Pinborough's tale of Snow White, therefore, brilliantly subverts the classic fairy story, adding dimensions to characters at a rate of knots. The classic story is there for all to recognise: The wicked queen, the dwarves, the prince, snow white in the glass coffin, the apple. Even the plot is broadly similar to the one we all know. But its how we get from a to z that is different and refreshing.

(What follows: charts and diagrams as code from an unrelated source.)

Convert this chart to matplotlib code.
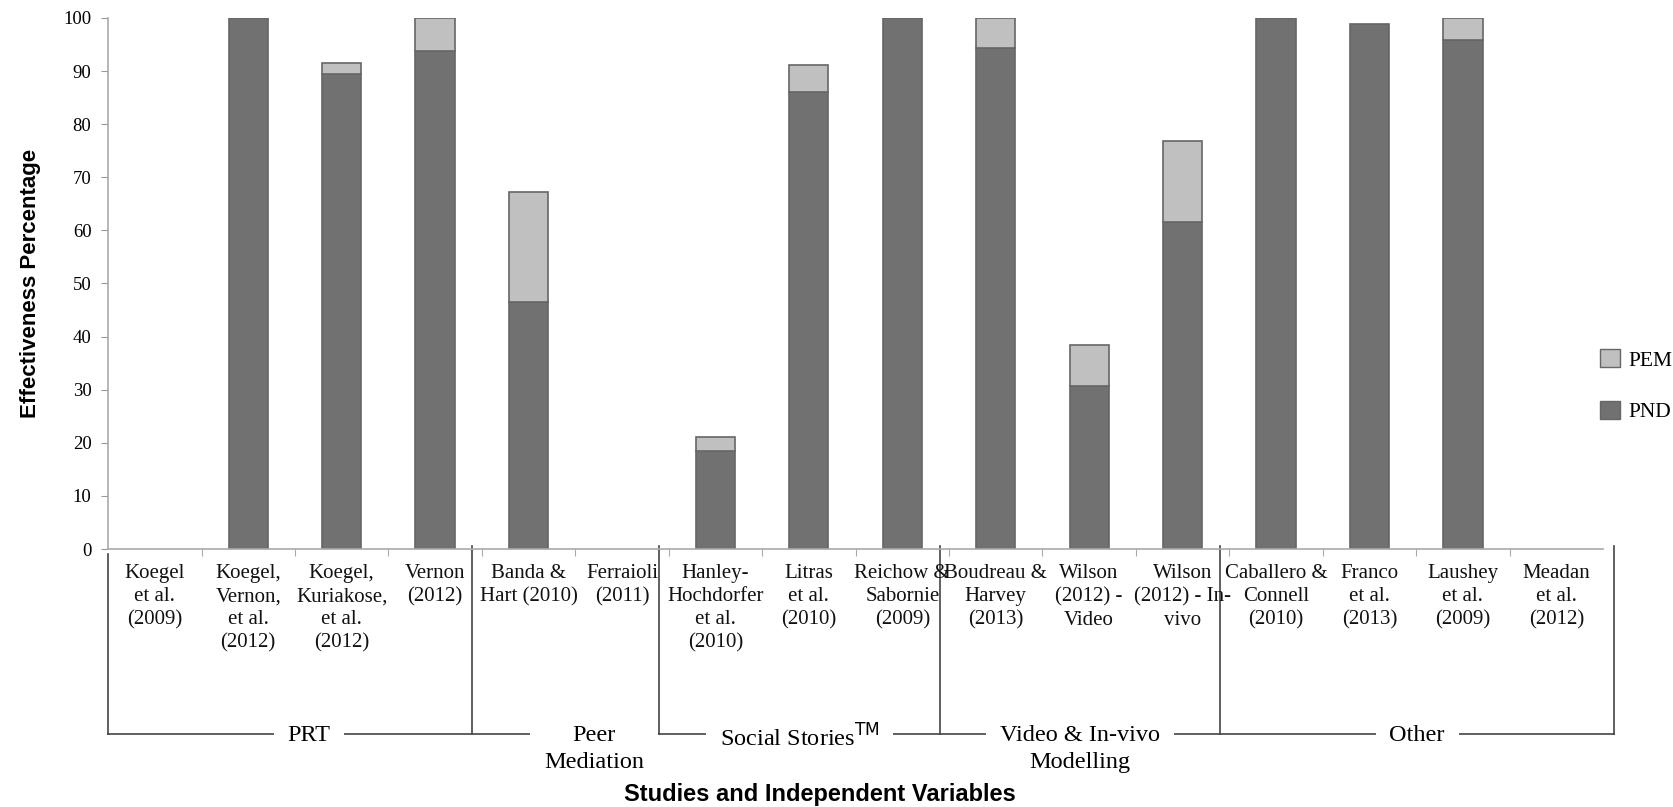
import matplotlib.pyplot as plt
import matplotlib.patches as mpatches

studies = ["Koegel\net al.\n(2009)", "Koegel,\nVernon,\net al.\n(2012)", "Koegel,\nKuriakose,\net al.\n(2012)",
           "Vernon\n(2012)", "Banda &\nHart (2010)", "Ferraioli\n(2011)", "Hanley-\nHochdorfer\net al.\n(2010)",
           "Litras\net al.\n(2010)", "Reichow &\nSabornie\n(2009)", "Boudreau &\nHarvey\n(2013)",
           "Wilson\n(2012) -\nVideo", "Wilson\n(2012) - In-\nvivo", "Caballero &\nConnell\n(2010)",
           "Franco\net al.\n(2013)", "Laushey\net al.\n(2009)", "Meadan\net al.\n(2012)"]
pnd = [0, 100, 89.5, 93.8, 46.6, 0, 18.4, 86.1, 100, 94.4, 30.7, 61.6, 100, 98.9, 95.8, 0]
pem = [0, 0, 2.0, 6.2, 20.7, 0, 2.6, 5.0, 0, 5.6, 7.8, 15.3, 0, 0, 4.2, 0]

groups = ["PRT", "Peer\nMediation", "Social Stories$^{\\mathrm{TM}}$", "Video & In-vivo\nModelling", "Other"]
group_sizes = [4, 2, 3, 3, 4]

serif = "Liberation Serif"
dark = "#717171"
light = "#c0c0c0"
edge = "#666666"

fig = plt.figure(figsize=(16.73, 8.07), dpi=100)
ax = fig.add_axes([0.0646, 0.3197, 0.8936, 0.658])

x = list(range(len(studies)))
pnd_edges = [edge if v > 0 else "none" for v in pnd]
pem_edges = [edge if v > 0 else "none" for v in pem]
ax.bar(x, pnd, width=0.42, color=dark, edgecolor=pnd_edges, linewidth=1.2, label="PND")
ax.bar(x, pem, width=0.42, bottom=pnd, color=light, edgecolor=pem_edges, linewidth=1.2, label="PEM")

ax.set_xlim(-0.5, len(studies) - 0.5)
ax.set_ylim(0, 100)
ax.set_yticks(range(0, 101, 10))
ax.tick_params(axis="y", direction="out", length=5, color="#999999", labelsize=13.5, pad=7)
for t in ax.get_yticklabels():
    t.set_fontfamily(serif)
ax.set_xticks([i - 0.5 for i in range(1, len(studies))])
ax.set_xticklabels([])
ax.tick_params(axis="x", direction="out", length=5, color="#aaaaaa")
for s in ["top", "right"]:
    ax.spines[s].set_visible(False)
ax.spines["left"].set_color("#aaaaaa")
ax.spines["bottom"].set_color("#aaaaaa")
ax.spines["left"].set_linewidth(1.2)
ax.spines["bottom"].set_linewidth(1.2)

tr = ax.get_xaxis_transform()
for i, lab in enumerate(studies):
    ax.text(i, -0.028, lab, transform=tr, ha="center", va="top", fontsize=15,
            family=serif, linespacing=1.3, color="#111111")

# group brackets
y_line = -0.348
edges = [-0.5]
for n in group_sizes:
    edges.append(edges[-1] + n)
seps = [edges[0]] + [e - 0.1 for e in edges[1:-1]] + [edges[-1] + 0.12]
for e in seps:
    ax.plot([e, e], [0.005 if e != seps[0] else -0.01, y_line], transform=tr, color="#444444",
            lw=1.2, clip_on=False)
ax.plot([seps[0], seps[-1]], [y_line, y_line], transform=tr, color="#444444", lw=1.2, clip_on=False)
for k, g in enumerate(groups):
    cx = (seps[k] + seps[k + 1]) / 2
    if k == 0:
        cx += 0.2
    if k == 1:
        cx += 0.3
    ax.text(cx, y_line + 0.017, g, transform=tr, ha="center", va="top", fontsize=17.5, family=serif,
            linespacing=1.4, zorder=5,
            bbox=dict(facecolor="white", edgecolor="none", pad=10))

ax.set_ylabel("Effectiveness Percentage", fontsize=16, fontweight="bold",
              family="Liberation Sans", labelpad=16)
fig.text(0.49, 0.001, "Studies and Independent Variables", ha="center", va="bottom",
         fontsize=17, fontweight="bold", family="Liberation Sans")

handles = [mpatches.Patch(facecolor=light, edgecolor=edge, label="PEM"),
           mpatches.Patch(facecolor=dark, edgecolor=edge, label="PND")]
fig.legend(handles=handles, loc="center left", bbox_to_anchor=(0.945, 0.522), frameon=False,
           prop={"family": serif, "size": 15.5}, handlelength=0.9, handleheight=0.9,
           handletextpad=0.4, labelspacing=1.4)

fig.savefig("out.png", dpi=100)
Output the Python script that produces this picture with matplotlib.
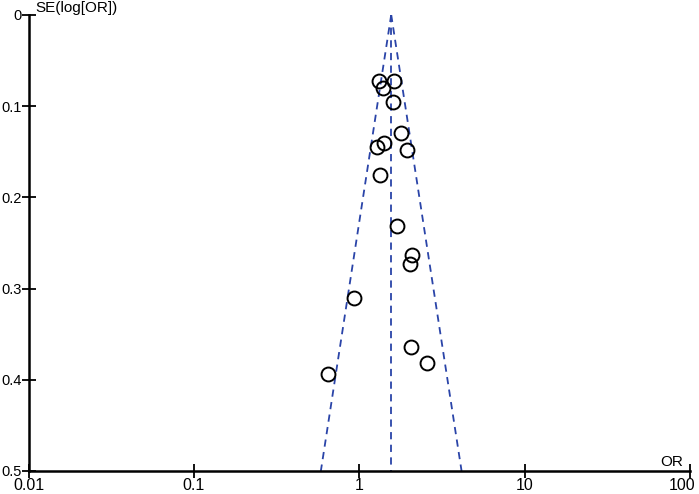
import numpy as np
import matplotlib
matplotlib.use("Agg")
import matplotlib.pyplot as plt
from matplotlib.transforms import ScaledTranslation

plt.rcParams['font.family'] = ['Liberation Sans', 'DejaVu Sans']

# study estimates
odds_ratio = [1.32, 1.63, 1.40, 1.60, 1.79, 1.42, 1.28, 1.95,
              1.34, 1.70, 2.09, 2.03, 0.93, 2.06, 2.58, 0.65]
se_log_or = [0.072, 0.073, 0.080, 0.096, 0.130, 0.140, 0.145, 0.148,
             0.176, 0.232, 0.263, 0.273, 0.310, 0.364, 0.382, 0.394]
pooled_or = 1.56

x_ticks = [0.01, 0.1, 1, 10, 100]
x_labels = ['0.01', '0.1', '1', '10', '100']
y_ticks = [0, 0.1, 0.2, 0.3, 0.4, 0.5]
y_labels = ['0', '0.1', '0.2', '0.3', '0.4', '0.5']

fig = plt.figure(figsize=(6.99, 4.94), dpi=100)
ax = fig.add_axes([0.041, 0.0466, 0.946, 0.9234])

blue = '#2a44a8'
dash = (0, (4, 3))
se_line = np.array([0, 0.5])
ax.plot([pooled_or, pooled_or], se_line, color=blue, lw=1.3, ls=dash)
ax.plot(np.exp(np.log(pooled_or) - 1.96 * se_line), se_line, color=blue, lw=1.3, ls=dash)
ax.plot(np.exp(np.log(pooled_or) + 1.96 * se_line), se_line, color=blue, lw=1.3, ls=dash)

ax.plot(odds_ratio, se_log_or, 'o', ms=10, mfc='none', mec='black', mew=1.4)

ax.set_xscale('log')
ax.set_xlim(0.01, 100)
ax.set_ylim(0.5, 0)
ax.set_xticks(x_ticks)
ax.set_xticklabels(x_labels)
ax.minorticks_off()
ax.set_yticks(y_ticks)
ax.set_yticklabels(y_labels)

for side in ['top', 'right']:
    ax.spines[side].set_visible(False)
for side in ['left', 'bottom']:
    ax.spines[side].set_linewidth(1.8)
ax.tick_params(direction='inout', length=10, width=1.3, pad=0)
ax.tick_params(axis='x', labelsize=11.5)
ax.tick_params(axis='y', labelsize=10.5)

# nudge the last x label left so it stays inside the figure
last = ax.get_xticklabels()[-1]
last.set_transform(last.get_transform() + ScaledTranslation(-8 / 100, 0, fig.dpi_scale_trans))

ax.text(0.01, 1.0, 'SE(log[OR])', transform=ax.transAxes, fontsize=11,
        ha='left', va='bottom')
ax.text(0.99, 0.005, 'OR', transform=ax.transAxes, fontsize=11,
        ha='right', va='bottom')

fig.savefig('out.png', dpi=100)
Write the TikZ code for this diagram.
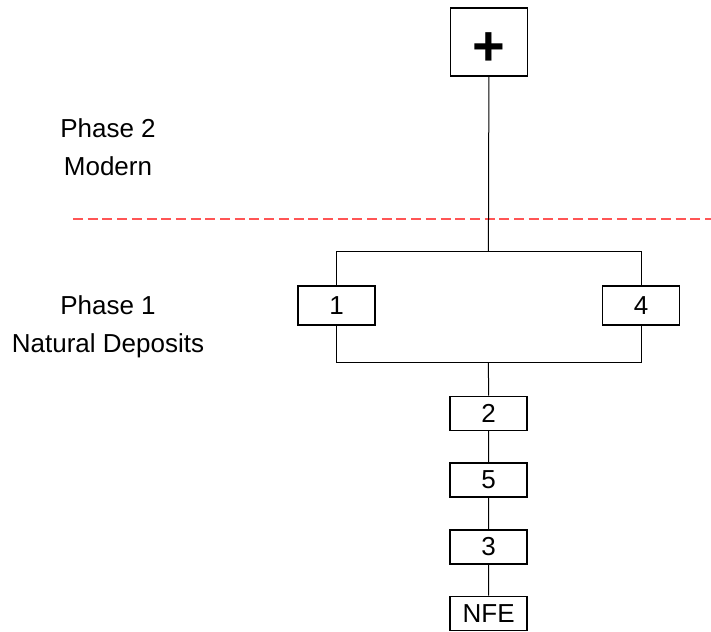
\documentclass[tikz,border=0pt]{standalone}
\usepackage{fontspec}
\setmainfont{Liberation Sans}
\definecolor{phaseline}{RGB}{255,85,85}
\begin{document}
\begin{tikzpicture}[x=1pt,y=-1pt]

    \tikzset{
      ctx/.style={
        draw,
        line width=1.6pt,
        inner sep=0pt,
        minimum width=77pt,
        minimum height=34pt,
        font=\fontsize{26}{30}\selectfont,
      },
      link/.style={line width=1pt},
      phase/.style={align=center,font=\fontsize{26}{38}\selectfont},
    }
    \useasboundingbox (0,0) rectangle (711,631);
	\node[ctx,minimum height=68pt,font=\fontsize{56}{56}\selectfont\bfseries] (top) at (489,42) {\raisebox{-24pt}[0pt][0pt]{+}};
	\node[ctx,minimum height=39pt] (c1) at (336.6,305.5) {1};
	\node[ctx,minimum height=39pt] (c4) at (641,305.5) {4};
	\node[ctx] (c2) at (488.7,413.3) {2};
	\node[ctx] (c5) at (488.7,480) {5};
	\node[ctx] (c3) at (488.7,547) {3};
	\node[ctx] (nfe) at (488.7,613.3) {NFE};
	\node[phase] (ph2) at (108,147) {Phase 2\\Modern};
	\node[phase] (ph1) at (108,327) {Phase 1\\Natural Deposits};
	\coordinate (splitT) at (488.4,251.7);
	\coordinate (splitB) at (488.4,362.3);
	\draw[phaseline,line width=2pt,dash pattern=on 10pt off 4.7pt] (73,218.7) -- (711,218.7);
	\draw[link] (top) -- (splitT);
	\draw[link] (c1) -- (c1 |- splitT) -- (c4 |- splitT) -- (c4);
	\draw[link] (c1) -- (c1 |- splitB) -- (c4 |- splitB) -- (c4);
	\draw[link] (splitB) -- (c2) -- (c5) -- (c3) -- (nfe);

\end{tikzpicture}
\end{document}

The characters are subverted, taken out of their pastiche-filled lining and given motive and reason behind their actions. The queen slowly become bitter over the years due to Snow White's freedom, her ability to effortlessly charm a populace while the queen must rely on terror and tyranny to achieve the same level of devotion. Snow White is a far cry from the whiter-than-white prissy girl of the Disney cartoon, a free and wilful girl, with a kind heart: she rides a horse like a man, wear breeches, and can outdrink and out dance most. 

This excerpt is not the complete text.